Given its low remuneration, putting-out work has often been treated as supplemental, rather than central, to household incomes (Mies 2015: 219). Among migrants in Mae Sot, thread trimming is, indeed, often done by women caring for young children, who view their income as supplementing the larger daily wages their husbands obtain from (typically) agriculture or construction work. In such situations, putting-out work is one of the few options for women to gain an income within gendered expectations that they (rather than male partners) will remain at home to care for children, and complete other household tasks like cooking and cleaning—performing, thereby, “traditional” roles for Burmese women as wives and mothers (Tharaphi Than 2013). The gendered logic and low wages of this arrangement persist, however, even when the women employed have no additional income from a male breadwinner on which to rely. The widow Daw Suu, for instance, was unable to support herself on the meager remuneration she received from thread trimming and had to supplement this income by taking on part-time domestic work for a local Thai family. In the case of Ma Ni, it was she who had to financially support her husband, who had been unable to obtain employment since losing his leg in a workplace accident.

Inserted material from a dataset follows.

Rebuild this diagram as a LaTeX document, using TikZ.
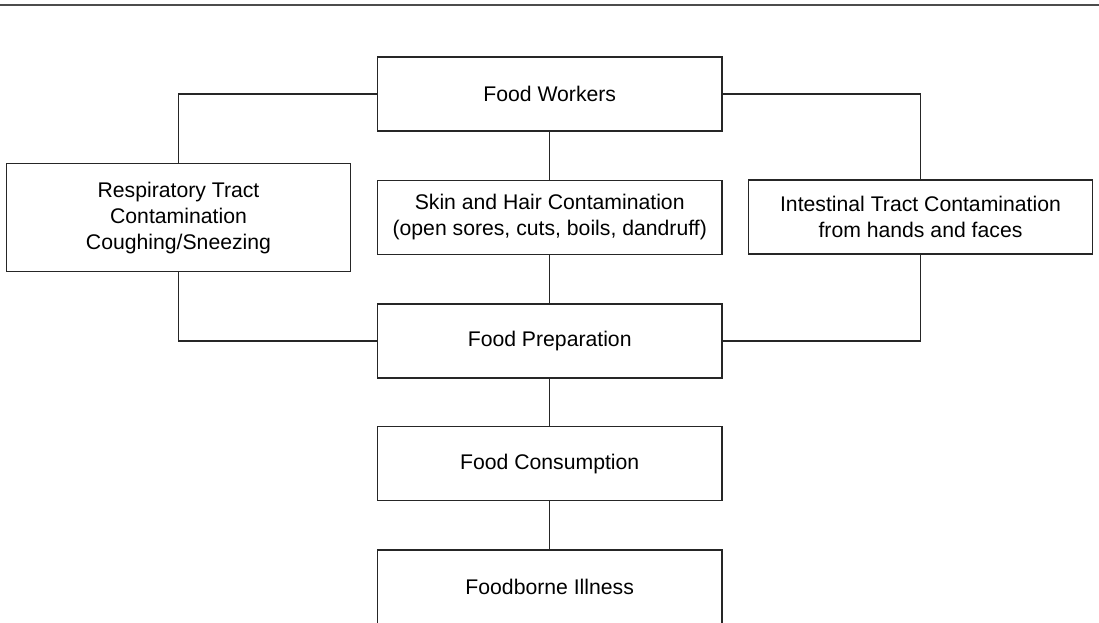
\documentclass[tikz,border=0pt]{standalone}
\usepackage{fontspec}
\setmainfont{Liberation Sans}
\begin{document}
\begin{tikzpicture}[x=0.75pt,y=-0.75pt,
  box/.style={draw=black!85,line width=0.95pt,rectangle,fill=white,align=center,
    minimum width=258.5pt,minimum height=55.5pt,inner sep=0pt,
    font=\fontsize{15.9pt}{19.4pt}\selectfont},
  tallbox/.style={box,minimum height=81pt},
  link/.style={draw=black!85,line width=0.95pt}]
\useasboundingbox (0,0) rectangle (1099,622);
\draw[black!70,line width=1.5pt] (0,4.7) -- (1099,4.7);
\node[box] (fw) at (549.7,94) {Food Workers};
\node[tallbox] (resp) at (178.5,217.7) {Respiratory Tract\\Contamination\\Coughing/Sneezing};
\node[box] (skin) at (549.7,217.3) {Skin and Hair Contamination\\(open sores, cuts, boils, dandruff)};
\node[box] (intes) at (920.5,217) {Intestinal Tract Contamination\\from hands and faces};
\node[box] (prep) at (549.7,341) {Food Preparation};
\node[box] (cons) at (549.7,463.7) {Food Consumption};
\node[box] (ill) at (549.7,587) {Foodborne Illness};
\draw[link] (fw.west) -| (resp.north);
\draw[link] (fw.east) -| (intes.north);
\draw[link] (fw.south) -- (skin.north);
\draw[link] (skin.south) -- (prep.north);
\draw[link] (resp.south) |- (prep.west);
\draw[link] (intes.south) |- (prep.east);
\draw[link] (prep.south) -- (cons.north);
\draw[link] (cons.south) -- (ill.north);
\end{tikzpicture}
\end{document}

Whatever the marital status of the women involved, putting-out work in Mae Sot remains highly gendered. Ma Ni, who had trimmed threads for two different factories, estimated that for every 100 putting-out workers, 99 were women. The frequency of women in this ratio is notably higher than among workers employed in-house at Mae Sot factories, where—still heavily gendered—only about 68 percent are women, according to a survey of 15 factories I conducted in 2013. Garment production in Mae Sot, as elsewhere, is thus dependent on gendered relations of kin—between husbands and wives, and children and parents.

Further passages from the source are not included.